General Medicine vs Subspecialty Career Plans Among Internal Medicine Residents

By Colin P. West, MD, PhD and Denise M. Dupras, MD, PhD
JAMA, December 5, 2012

This study of a large national sample of internal medicine residents confirms that general medicine remains a less common career plan overall than subspecialty medicine. Combined with the fact that only a small minority of medical students express interest in general medicine and primary care careers, the small number of internal medicine residents reporting plans for generalist careers means a very limited number of generalists can be expected to enter practice each year.

This update confirms that internal medicine residents are selecting the subspecialties in preference to general medicine and primary care. In light of the pressing need for improving our primary care infrastructure, what policies should we support?

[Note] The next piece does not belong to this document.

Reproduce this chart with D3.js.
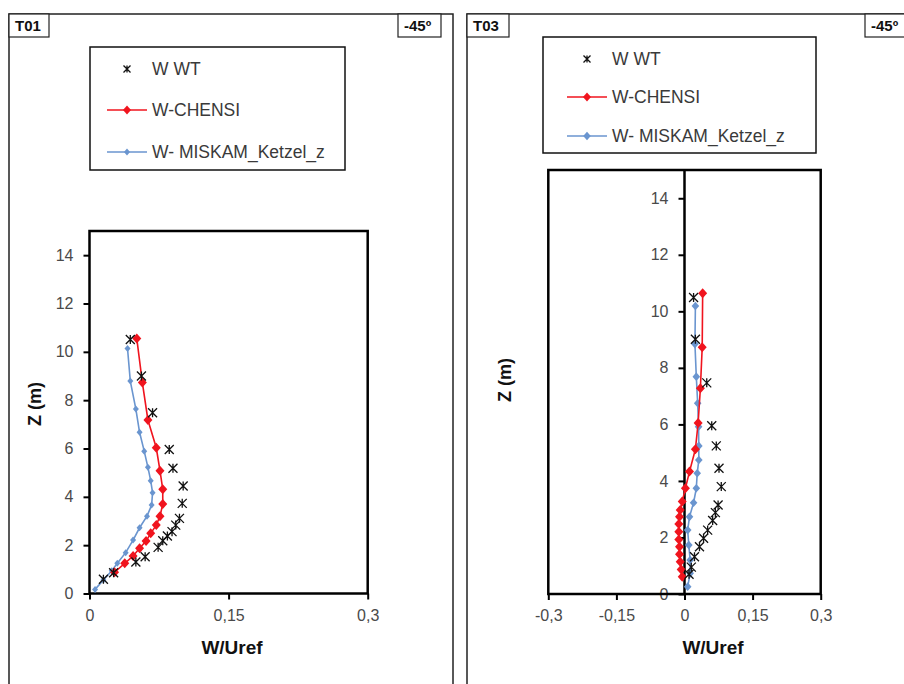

Since family medicine residents almost always eventually enter primary care, should training programs de-emphasize general internal medicine and place more emphasis on family medicine, while relegating internal medicine to the subspecialties? That would improve the allocation of residency slots since you would not be losing general medicine residents to the subspecialties after their residencies began. This is not to suggest that subspecialists should skip all training in general medicine. The purpose would be to stem the loss of generalists from the training programs.

Also many agree that the role of nurse practitioners in primary care should be expanded. This would be especially valuable in integrated health systems and medical homes. If so, the expansion should be coordinated with the family medicine programs to achieve an optimal balance of primary care professionals.

Since we aren’t getting the numbers right, shouldn’t we consider an alternative approach? If we had a federally funded national health program, wouldn’t we be striving to improve the use of our resources to be sure that our health care infrastructure is better balanced? Our current dysfunctional, fragmented method of financing our health care system doesn’t seem to be doing the job very well.